Brent E. Newton, an adjunct professor at Georgetown University Law Center, has posted a legal education reform piece on SSRN, entitled The Ninety-Five Theses: Systemic Reforms in the American Legal Education and Licensure   [Hat-tip TaxProf].  Judging by his title, Newton is hoping to spur a Reformation of legal education, akin to what Martin Luther did for Christianity in the 16th century.  If that is his agenda, I will not stand in his way.  

According to his GULC web bio, Newton’s is Deputy Staff Director of the U.S. Sentencing Commission; prior to that, he had a distinguished career as a public defender.  Newton is not the only adjunct-practitioner who has forcefully challenged U.S. legal education.  In 2008, Jason Dolin (solo practitioner, adjunct at Capital), published  Opportunity Lost: How Law School Disappoints Law Students, the Public, and the Legal Profession.   In 2010, Steve Bennett (partner at Jones Day, adjunct at Fordham) published a law review article entitled,  When Will Law Schools Change?

Where does one look for cutting edge thinking to reform legal education and the profession?  Before answering, bear in mind that the Academy has a hierarchy of scholars, the very bottom of which is manned by ugly animal called “adjuncts.”  They are not invited to sit on committees deciding serious matters. They may be invited to faculty teas, but aren’t expected to come and, if they do, nobody talks to them.

Law reviews.  That’s the answer to the question above.  And law review articles written by adjuncts have two things going for them. First, because they’re adjuncts, lawprofs view them as the voice of practicing lawyers, so as to be able to later claim that they are fully inclusive of all “stakeholders.”  But more importantly, by referring to law review articles written by these adjuncts, they sufficiently “serious” to be worthy of a scholar’s attention.


Law professors rarely engage with these critiques; to acknowledge these critiques, some might argue, is to give them oxygen and legitimacy.  I think this approach is a huge mistake.  Any enterprise interested in long-term success cares about the perceptions held by its stakeholders — and adjuncts are definitely in that group.  In times of crisis, we need friends, not enemies.  

Further, Newton, Dolin and Bennett are serious people and very capable lawyers.  If you leaf through these articles, you’ll see that they read like Brandeis Briefs against the legal education establishment.  The authors present thoughtful, fact-based, and (albeit occasionally) trenchant arguments on why we, speaking as a legal education insider, should change. 

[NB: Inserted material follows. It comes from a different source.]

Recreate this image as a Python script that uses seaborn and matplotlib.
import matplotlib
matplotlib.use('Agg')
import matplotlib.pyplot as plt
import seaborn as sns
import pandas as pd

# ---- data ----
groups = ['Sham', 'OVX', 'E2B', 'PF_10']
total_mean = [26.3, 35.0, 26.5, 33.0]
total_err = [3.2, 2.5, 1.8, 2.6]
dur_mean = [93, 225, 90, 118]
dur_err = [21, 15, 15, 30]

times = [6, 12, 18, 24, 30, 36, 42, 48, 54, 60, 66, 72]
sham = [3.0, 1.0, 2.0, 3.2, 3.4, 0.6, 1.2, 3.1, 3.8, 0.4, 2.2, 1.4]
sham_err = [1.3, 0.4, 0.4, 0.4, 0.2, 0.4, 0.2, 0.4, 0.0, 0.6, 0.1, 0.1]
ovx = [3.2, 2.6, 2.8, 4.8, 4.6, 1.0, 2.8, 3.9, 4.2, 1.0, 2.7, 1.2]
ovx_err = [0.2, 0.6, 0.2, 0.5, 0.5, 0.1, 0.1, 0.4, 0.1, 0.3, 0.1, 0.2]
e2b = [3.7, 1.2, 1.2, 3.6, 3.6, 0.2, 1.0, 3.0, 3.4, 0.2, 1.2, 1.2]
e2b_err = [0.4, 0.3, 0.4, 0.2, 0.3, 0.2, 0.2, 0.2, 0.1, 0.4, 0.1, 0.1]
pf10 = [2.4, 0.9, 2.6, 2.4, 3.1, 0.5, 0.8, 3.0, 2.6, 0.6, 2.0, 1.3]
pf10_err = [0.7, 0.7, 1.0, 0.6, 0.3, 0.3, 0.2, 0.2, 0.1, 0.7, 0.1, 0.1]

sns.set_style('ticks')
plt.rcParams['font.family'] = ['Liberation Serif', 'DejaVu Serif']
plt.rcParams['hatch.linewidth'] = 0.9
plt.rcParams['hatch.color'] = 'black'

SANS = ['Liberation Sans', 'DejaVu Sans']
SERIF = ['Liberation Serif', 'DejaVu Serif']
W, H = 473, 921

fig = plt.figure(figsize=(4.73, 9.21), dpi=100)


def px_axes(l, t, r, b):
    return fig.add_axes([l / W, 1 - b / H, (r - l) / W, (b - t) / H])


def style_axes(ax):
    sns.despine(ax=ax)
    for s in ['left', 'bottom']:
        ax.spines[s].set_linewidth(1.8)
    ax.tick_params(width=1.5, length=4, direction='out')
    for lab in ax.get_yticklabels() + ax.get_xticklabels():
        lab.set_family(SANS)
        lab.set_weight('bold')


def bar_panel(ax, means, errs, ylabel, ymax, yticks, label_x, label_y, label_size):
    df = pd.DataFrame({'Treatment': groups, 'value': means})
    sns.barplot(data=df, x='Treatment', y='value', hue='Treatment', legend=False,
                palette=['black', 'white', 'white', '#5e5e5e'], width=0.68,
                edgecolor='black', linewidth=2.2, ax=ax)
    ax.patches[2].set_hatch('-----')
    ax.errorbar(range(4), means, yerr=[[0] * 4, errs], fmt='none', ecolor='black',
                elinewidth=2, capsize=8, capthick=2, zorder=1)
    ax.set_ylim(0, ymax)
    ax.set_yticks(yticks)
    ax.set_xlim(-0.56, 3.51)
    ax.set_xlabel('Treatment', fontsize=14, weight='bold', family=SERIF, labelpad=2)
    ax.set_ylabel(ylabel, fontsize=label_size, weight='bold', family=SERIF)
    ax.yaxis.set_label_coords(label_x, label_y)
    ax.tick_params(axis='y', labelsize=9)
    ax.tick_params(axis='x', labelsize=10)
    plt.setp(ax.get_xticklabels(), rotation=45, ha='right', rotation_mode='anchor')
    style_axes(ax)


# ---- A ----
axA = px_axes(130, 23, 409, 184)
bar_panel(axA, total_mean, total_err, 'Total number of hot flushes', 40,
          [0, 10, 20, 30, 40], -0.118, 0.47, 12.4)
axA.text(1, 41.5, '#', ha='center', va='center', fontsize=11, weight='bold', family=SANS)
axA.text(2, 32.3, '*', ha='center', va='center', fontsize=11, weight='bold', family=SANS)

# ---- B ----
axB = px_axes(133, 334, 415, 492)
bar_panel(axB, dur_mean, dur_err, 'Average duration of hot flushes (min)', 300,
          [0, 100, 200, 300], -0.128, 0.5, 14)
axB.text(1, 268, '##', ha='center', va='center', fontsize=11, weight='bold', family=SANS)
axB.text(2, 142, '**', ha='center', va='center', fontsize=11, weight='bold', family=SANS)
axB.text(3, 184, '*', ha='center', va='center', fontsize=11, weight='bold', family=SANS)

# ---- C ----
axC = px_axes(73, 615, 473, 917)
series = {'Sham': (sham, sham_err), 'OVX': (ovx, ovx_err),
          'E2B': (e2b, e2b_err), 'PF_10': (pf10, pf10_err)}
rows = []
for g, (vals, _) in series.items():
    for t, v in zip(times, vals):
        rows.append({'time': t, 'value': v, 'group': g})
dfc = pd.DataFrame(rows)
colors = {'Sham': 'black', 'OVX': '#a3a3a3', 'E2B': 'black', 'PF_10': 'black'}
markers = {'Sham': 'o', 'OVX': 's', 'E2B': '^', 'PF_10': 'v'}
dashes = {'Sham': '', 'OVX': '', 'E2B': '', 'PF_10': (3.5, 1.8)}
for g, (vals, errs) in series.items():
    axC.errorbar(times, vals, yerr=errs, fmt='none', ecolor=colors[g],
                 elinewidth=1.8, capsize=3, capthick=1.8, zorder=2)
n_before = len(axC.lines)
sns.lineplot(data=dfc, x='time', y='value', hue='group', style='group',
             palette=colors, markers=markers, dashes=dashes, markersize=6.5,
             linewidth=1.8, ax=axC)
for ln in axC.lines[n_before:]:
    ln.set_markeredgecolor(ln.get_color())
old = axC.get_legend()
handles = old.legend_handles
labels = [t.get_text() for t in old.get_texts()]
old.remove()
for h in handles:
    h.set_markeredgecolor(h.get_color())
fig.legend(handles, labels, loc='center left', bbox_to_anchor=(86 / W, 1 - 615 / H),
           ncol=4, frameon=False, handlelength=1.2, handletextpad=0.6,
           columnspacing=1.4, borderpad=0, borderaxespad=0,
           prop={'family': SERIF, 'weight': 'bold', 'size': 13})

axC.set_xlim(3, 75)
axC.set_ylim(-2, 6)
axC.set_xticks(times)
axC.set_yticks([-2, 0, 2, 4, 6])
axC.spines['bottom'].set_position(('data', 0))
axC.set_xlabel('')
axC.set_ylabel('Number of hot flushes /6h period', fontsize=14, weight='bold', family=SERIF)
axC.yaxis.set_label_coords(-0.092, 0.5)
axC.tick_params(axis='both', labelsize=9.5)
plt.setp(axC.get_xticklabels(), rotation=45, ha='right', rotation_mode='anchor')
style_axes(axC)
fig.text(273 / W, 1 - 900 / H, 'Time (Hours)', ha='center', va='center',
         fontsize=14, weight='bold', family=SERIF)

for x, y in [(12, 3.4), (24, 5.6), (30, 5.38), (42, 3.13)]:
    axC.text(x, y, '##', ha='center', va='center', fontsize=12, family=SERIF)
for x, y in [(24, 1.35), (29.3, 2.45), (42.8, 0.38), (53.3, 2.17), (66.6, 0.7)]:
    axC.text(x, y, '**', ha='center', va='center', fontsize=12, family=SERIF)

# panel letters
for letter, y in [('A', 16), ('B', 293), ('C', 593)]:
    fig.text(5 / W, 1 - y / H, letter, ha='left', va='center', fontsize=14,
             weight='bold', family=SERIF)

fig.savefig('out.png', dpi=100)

My suspicion is that Henderson and Morriss are trying to acknowledge the various problems facing law schools, and to a lesser extent, the profession, but without the rancor surrounding Paul Campos and his provocative  Inside the Law School Scam blog.  No one flees harsh words as fast as scholars, who can’t understand why their priorities of civility and respect aren’t universally shared. 

It seems that Henderson and Morriss are trying to push the envelope as far as they think they can without offending their colleagues, even going so far as to include a funny comic from the New Yorker at the bottom of a post.  Ironically, they mean it as a subtle nudge to their fellow lawprofs, but don’t appear to recognize it’s relevance to them.

Having a discussion about achieving the goal of better, faster and cheaper law is certainly worthy.  Not that it’s easy, or even possible, but that we don’t move forward by ignoring or denying problems.  Yet, it rankles me that the intellectual elite think they can figure this out within their paradigm while ignoring the fact that there is a large group of folks out there who share their interest and concern, but who failed to get their thoughts published in a law review.  Tossing crumbs to adjuncts isn’t exactly the same as bringing all the stakeholders into the same room.  With or without oxygen.

Will Henderson and Morriss reach out beyond the walls of the Academy to trench lawyers to find out how things really work?  Will their sensibilities be offended should trench lawyers use vulgar, even disrespectful, language to express themselves?  Will Henderson and Morriss think trench lawyers are sufficiently serious to be recognized as stakeholders in their discussion?

Time will tell.  Or, perhaps they are just having some fun pretending to build a time machine, something we know from the outset they will never be able to do. Take the whole period if necessary.